Pode-se afirmar que o fator comum de interesse entre Itália, França e EUA, foi também o principal por trás da intervenção do Reino Unido. Ou seja, a questão petrolífera.

Vidas Inocentes Perdidas

Após a Resolução 1973, ataques aéreos foram realizados pela OTAN contra a Líbia. Neste contexto, apesar da referida organização internacional ter afirmado que o objetivo era proteger a população, não foi esta a realidade, pois vidas inocentes foram perdidas.

Segundo Alain Pelletier, comandante da Força Aérea Canadense, os sete jatos CF-18 designados para operar na Líbia estavam equipados com software desenvolvido para calcular o raio das explosões, de modo a permitir que os pilotos avaliassem, diante das normas de direito internacional humanitário, a conveniência dos ataques, os quais, além disso, eram precedidos de transmissões de rádio e de lançamentos de panfletos a fim de alertar os civis da iminência de ocorrerem (BRASIL, 2017). No entanto, os antigovernistas fizeram uso, desde o início dos protestos, dos foguetes do tipo GRAD, impedindo que as forças armadas distinguissem determinado alvo do restante da população inocente. Este ato contraria a obrigação contida em direito internacional humanitário de distinção entre combatentes e não combatentes (BRASIL, 2017).

Não obstante, tanto relatórios da Human Right Watch, quanto reportagens do The New York Times confirmaram que a OTAN não investigou os bombardeios que resultaram nas mortes dos civis e nem tornou público os critérios de escolha de alvos militares. Esta posição da OTAN, indubitavelmente, gera brechas pertinentes à preocupação com a segurança da população líbia.

Pós Intervenção Militar de 2011

Em setembro de 2011- momento em que já havia um novo governo nacional, liderado pelo Conselho Nacional de Transição (NTC), e que o governo Gaddafi já havia caído – foi aprovada a Resolução 2009. Sem pormenorizar, esta Resolução fez menção à Resolução 1973, apontando seu fracasso ao tentar alterar a conjuntura perigosa em que a população civil líbia estava inserida.

 A Resolução 2009 situou-se em torno do novo governo da Líbia, o NTC. Ou seja, possuía como objetivo dar assistência aos esforços nacionais de reconstrução institucional e econômica e de promoção dos direitos humanos (BRASIL, 2017), além de aprovar a entrada de armamentos bélicos às novas autoridades da Líbia e aos indivíduos da ONU que estavam em missão no país.

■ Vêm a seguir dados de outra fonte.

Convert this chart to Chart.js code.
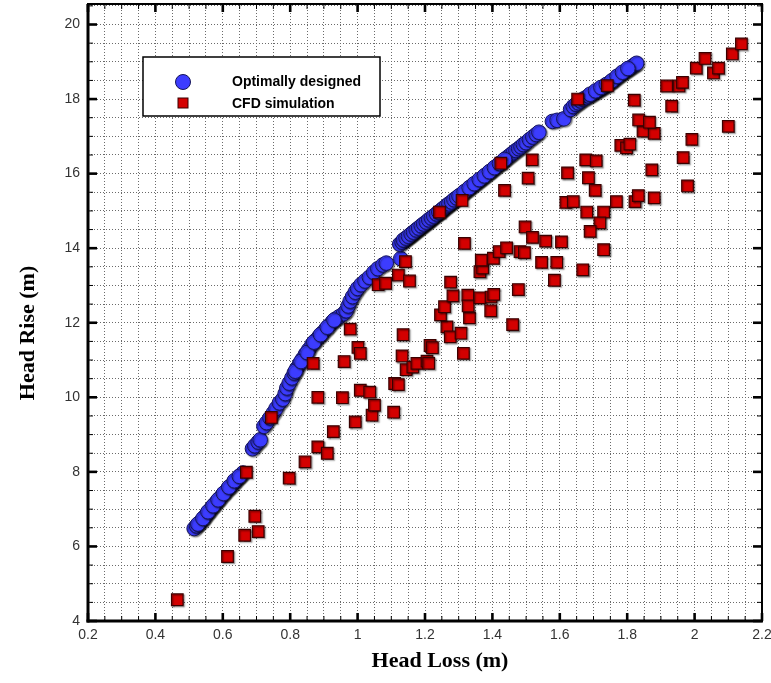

 Em 20 de outubro, na cidade de Sirte, um comboio do qual Gaddafi fazia parte foi bombardeado por um drone pilotado remotamente de Las Vegas (BRASIL, 2017), resultando na captura e assassinato de Gaddafi pelos protestantes. Semanas depois, foi aprovada a Resolução 2016, que encerrava o uso do militarismo pela OTAN, imposto pelas Resoluções anteriores. Em julho de 2012 foram feitas as primeiras eleições desde 1960. No mesmo ano, a Líbia voltou a produzir petróleo, produto responsável por mais de 70% do PIB líbio, permitindo que o país voltasse à sua normalidade.

Referências Bibliográficas

ALCOFORADO, Fernando. A intervenção militar na Líbia. Disponível em http://centrovictormeyer.org.br/wp-content/uploads/2014/01/A-interven%C3%A7%C3%A3o-militar-na-L%C3%ADbia-F.-Alcoforado.pdf Acesso em: 30 set. 2020.

BRASIL, Bruno Berrettini Camponês do. Líbia: um estudo da intervenção internacional de 2011 e de seus aspectos jurídicos e políticos. 2017. 314 f. Dissertação (Pós-Graduação em Relações Internacionais) – Instituto de Relações Internacionais da Universidade de São Paulo, São Paulo. 

GAMA, Isabela de Andrade. As motivações russas para sua atuação na Síria: a identidade russa em questão. 2015. 188 f. Dissertação (Pós-graduação em Relações Internacionais) – Pontifícia Universidade Católica do Rio de Janeiro, Rio de Janeiro. 

LUNDIN, Iraê Baptista. A intervenção militar na Líbia. Tensões Mundiais, v.7, n.13, p. 194, 2011. 

OLIVEIRA, Guilherme Ziebell de. A intervenção ocidental na Líbia: interesses ocidentais e o papel da Liga Árabe. Brazilian Journal of International Relations, Marília, v.4, n.3, p. 671, dez. 2015.